I think there's more going on than you are aware of. First, you need to fully understand how the GetInt() function works. If you enter something that is not an integer, it will, on it's own, type Retry: on the screen. Perhaps you think that part of your code is doing that?

Putting your h variable outside changed it from being a local variable in main to being a global variable. Global variables are generally a bad idea because you never know what outside function will try to change it, and it weakens the compartmentalization of main() and any other functions that may be written. There are times when global variables are apporpriate, but should be used only when necessary and appropriate, as will be demonstrated in a later lesson.

It also appears that you have not quite grasped the difference between an if or if/else statement and a loop (for, while, or do/while loops).
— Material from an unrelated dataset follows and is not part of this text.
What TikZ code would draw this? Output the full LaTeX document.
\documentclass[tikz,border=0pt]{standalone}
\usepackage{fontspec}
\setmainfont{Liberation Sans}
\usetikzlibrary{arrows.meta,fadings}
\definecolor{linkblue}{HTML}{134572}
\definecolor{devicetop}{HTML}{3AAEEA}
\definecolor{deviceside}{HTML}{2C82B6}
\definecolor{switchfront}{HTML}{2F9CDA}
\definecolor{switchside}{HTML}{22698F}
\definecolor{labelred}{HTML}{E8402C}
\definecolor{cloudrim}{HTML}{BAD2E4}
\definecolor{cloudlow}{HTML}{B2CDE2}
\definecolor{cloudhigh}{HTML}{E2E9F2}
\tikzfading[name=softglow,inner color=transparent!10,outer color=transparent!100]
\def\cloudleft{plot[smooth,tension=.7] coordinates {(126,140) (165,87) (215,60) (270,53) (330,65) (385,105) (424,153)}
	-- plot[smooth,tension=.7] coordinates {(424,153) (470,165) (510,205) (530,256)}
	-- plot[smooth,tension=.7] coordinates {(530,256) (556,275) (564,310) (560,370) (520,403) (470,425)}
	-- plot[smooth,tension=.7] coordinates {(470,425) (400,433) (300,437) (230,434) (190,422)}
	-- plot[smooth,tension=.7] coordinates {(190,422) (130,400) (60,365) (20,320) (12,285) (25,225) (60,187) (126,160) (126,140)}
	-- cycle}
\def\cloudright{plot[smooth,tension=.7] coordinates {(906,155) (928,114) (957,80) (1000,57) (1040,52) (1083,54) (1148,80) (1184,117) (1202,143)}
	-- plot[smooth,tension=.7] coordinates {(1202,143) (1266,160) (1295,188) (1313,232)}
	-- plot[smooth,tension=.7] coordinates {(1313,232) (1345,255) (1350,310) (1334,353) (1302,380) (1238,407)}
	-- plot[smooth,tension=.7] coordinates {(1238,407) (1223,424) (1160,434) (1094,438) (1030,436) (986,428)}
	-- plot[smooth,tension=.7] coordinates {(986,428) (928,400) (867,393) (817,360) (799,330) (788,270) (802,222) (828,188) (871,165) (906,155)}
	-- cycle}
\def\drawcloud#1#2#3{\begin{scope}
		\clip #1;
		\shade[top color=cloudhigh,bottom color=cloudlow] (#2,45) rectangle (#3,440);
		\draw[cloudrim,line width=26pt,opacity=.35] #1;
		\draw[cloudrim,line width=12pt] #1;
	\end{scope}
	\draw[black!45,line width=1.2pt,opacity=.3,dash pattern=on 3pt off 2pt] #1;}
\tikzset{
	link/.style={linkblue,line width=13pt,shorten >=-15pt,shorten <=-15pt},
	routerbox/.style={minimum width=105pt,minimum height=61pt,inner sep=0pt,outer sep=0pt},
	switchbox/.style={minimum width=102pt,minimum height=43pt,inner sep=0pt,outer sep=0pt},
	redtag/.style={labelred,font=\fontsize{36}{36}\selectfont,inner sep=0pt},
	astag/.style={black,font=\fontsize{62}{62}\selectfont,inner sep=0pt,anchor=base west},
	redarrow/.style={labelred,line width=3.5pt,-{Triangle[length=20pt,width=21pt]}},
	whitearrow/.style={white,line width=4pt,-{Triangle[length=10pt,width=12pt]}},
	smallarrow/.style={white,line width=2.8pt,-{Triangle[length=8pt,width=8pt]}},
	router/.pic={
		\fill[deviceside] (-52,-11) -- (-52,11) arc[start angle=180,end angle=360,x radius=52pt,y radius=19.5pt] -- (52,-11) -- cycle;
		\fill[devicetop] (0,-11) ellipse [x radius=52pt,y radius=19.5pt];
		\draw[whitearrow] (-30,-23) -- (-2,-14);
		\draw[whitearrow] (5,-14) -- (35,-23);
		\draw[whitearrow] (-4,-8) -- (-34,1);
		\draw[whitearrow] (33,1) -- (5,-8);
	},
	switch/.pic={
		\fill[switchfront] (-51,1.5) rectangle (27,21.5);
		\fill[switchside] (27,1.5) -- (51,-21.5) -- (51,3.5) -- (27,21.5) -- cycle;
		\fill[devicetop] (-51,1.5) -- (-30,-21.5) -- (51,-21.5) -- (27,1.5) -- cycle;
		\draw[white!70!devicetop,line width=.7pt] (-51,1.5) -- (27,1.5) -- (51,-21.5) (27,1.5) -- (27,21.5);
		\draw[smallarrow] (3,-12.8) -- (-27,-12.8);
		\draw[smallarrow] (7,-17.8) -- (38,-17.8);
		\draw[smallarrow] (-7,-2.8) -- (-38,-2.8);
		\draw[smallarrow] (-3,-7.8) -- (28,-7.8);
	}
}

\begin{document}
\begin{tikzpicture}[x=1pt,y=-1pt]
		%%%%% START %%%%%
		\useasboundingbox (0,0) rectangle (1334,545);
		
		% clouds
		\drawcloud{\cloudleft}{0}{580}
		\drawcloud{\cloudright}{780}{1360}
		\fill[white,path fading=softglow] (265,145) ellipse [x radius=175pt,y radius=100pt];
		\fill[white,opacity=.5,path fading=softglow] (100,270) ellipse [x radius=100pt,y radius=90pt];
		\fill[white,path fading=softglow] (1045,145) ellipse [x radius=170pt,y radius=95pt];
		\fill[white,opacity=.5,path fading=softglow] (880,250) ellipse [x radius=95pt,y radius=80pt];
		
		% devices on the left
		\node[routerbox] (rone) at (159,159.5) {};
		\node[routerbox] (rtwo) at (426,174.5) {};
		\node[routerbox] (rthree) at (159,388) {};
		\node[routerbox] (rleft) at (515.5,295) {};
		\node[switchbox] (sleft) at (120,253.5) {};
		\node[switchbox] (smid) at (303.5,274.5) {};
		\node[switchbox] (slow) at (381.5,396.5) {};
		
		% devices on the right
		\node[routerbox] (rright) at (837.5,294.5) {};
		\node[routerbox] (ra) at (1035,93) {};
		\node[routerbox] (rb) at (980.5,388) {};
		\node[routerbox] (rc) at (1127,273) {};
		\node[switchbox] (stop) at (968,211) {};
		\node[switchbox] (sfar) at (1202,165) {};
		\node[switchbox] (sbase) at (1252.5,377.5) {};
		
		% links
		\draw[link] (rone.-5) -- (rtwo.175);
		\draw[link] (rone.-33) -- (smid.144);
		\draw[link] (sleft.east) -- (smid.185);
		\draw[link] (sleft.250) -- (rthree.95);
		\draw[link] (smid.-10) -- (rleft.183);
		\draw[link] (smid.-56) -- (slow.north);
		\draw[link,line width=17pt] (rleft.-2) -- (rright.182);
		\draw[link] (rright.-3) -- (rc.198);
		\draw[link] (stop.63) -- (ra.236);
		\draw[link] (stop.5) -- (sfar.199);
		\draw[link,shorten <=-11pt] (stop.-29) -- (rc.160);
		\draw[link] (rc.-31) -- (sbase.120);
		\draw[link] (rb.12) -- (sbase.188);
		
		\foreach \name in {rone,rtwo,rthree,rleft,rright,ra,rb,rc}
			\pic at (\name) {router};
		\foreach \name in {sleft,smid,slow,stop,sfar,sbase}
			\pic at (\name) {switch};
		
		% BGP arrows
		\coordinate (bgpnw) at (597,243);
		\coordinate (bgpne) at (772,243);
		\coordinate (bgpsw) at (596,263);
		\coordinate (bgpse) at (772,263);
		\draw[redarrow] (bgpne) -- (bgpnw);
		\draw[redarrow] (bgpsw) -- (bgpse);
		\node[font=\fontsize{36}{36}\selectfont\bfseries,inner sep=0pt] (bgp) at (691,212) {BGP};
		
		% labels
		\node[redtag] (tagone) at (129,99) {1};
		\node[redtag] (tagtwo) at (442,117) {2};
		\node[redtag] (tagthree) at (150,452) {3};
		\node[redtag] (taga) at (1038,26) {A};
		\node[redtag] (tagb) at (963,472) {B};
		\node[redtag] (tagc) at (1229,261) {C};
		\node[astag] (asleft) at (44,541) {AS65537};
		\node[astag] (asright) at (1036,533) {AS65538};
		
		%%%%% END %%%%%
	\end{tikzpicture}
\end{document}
IF and IF/ELSE statements execute exactly once. If the condition in the if statement is true, the code that follows (before the next semicolon or within curly braces) will be executed once. In the case of if/else, then either the code following the IF will execute, or the code following the ELSE will execute. IF statements can be chained as in IF / ELSE IF... BUT, be careful about knowing when to use ELSE IF vs. two consecutive IF statements. For IF - ELSE/IF, the second IF will only be checked if the first one is false. With two consecutive IF statements, both will always be checked.
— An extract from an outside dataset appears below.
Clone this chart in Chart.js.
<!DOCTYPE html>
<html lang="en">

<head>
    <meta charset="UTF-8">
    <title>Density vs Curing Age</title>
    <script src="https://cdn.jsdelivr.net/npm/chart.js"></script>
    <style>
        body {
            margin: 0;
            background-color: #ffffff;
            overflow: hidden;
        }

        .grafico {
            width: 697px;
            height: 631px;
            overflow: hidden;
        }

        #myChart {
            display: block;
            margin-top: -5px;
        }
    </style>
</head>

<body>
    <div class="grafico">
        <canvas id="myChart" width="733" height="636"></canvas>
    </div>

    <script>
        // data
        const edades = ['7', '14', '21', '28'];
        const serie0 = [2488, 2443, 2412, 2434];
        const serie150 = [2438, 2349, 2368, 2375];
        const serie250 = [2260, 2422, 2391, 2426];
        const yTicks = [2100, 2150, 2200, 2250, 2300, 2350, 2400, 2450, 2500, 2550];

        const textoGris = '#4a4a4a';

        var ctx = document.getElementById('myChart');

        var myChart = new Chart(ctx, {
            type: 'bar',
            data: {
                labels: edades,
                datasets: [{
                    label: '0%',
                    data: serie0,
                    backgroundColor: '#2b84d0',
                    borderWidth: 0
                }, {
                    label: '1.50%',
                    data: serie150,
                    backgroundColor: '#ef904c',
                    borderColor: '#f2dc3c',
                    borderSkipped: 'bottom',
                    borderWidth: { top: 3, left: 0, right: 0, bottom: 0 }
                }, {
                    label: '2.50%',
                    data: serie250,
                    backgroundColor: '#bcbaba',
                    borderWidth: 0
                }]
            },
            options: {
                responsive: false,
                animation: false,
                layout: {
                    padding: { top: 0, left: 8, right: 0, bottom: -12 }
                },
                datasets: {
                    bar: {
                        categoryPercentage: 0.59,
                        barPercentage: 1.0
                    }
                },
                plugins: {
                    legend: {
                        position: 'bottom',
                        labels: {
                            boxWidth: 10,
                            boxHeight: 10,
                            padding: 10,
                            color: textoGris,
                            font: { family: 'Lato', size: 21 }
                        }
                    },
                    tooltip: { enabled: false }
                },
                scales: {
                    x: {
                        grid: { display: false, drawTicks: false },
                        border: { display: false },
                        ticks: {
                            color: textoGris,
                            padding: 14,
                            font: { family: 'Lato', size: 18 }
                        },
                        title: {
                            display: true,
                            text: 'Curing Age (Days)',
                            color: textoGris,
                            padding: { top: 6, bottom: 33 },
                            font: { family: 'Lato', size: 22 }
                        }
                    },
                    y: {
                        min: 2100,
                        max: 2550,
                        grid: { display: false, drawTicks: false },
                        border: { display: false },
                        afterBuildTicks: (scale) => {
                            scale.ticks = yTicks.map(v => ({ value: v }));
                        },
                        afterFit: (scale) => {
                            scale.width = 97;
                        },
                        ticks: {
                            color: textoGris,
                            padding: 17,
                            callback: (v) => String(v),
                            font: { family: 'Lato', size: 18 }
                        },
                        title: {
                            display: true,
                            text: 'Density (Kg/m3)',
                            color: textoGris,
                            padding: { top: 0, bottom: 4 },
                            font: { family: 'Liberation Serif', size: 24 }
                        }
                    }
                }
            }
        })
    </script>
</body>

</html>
On the other hand, a LOOP will execute as few as 0 times or can run forever.

A for loop will execute as many times as directed by the FOR statement. Generally, a for loop will be designed to run for a fixed number of passes, but it is possible to create an infinite loop.
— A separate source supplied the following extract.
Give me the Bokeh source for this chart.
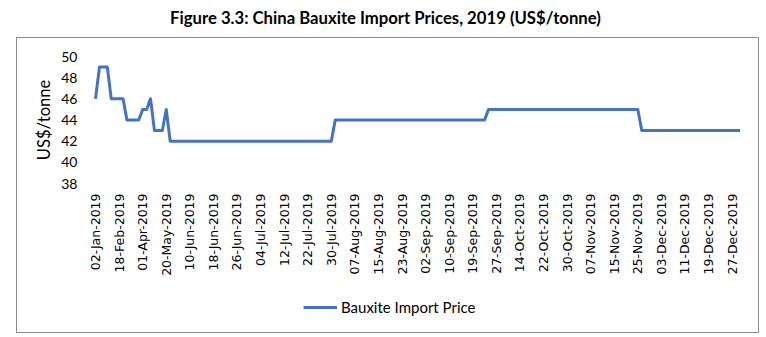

A while statement will run for an undetermined number of times, and will terminate when the test conditiion fails. The test condition is checked at the beginning of the loop. In a while loop, it's less about how many times it runs and more about the test. In a while loop, it is possible that it may not run at all. This happens when the test condition fails. Because the test is checked at the start of the loop, it is possible that the test will fail on the first pass and the loop will never be executed. Instead, the code will drop down to the next line of code after the loop and continue.

Finally, a do/while loop works almost identically to a while loop, except that the test is checked after the loop code is executed. That means that the loop will always execute at least once, befor the loop condition is tested. When the test fails, the loop will stop executing and the next line of code following the loop will be executed.

So, as you see, your code as written executes linearly and only once. The flow is this: it will go to the first GetInt() and stay in GetInt until an integer ( + or - ) is entered. Next, if it is between 0 and 23 inclusive, it will print "Good job" and end. If it is < 0 or > 23, then it will call GetInt() again and keep "Retry: "ing until it gets any integer, after which it will exit the program again.

Because of the structure, it is impossible for the code following the final else to ever execute. There is no way for the test conditions to ever get to that point.

That's what's happening here. It should give you some food for thought. If you need convincing, try changing your printf texts so that no two are alike, and none of them say "Retry:" (maybe "try again" instead).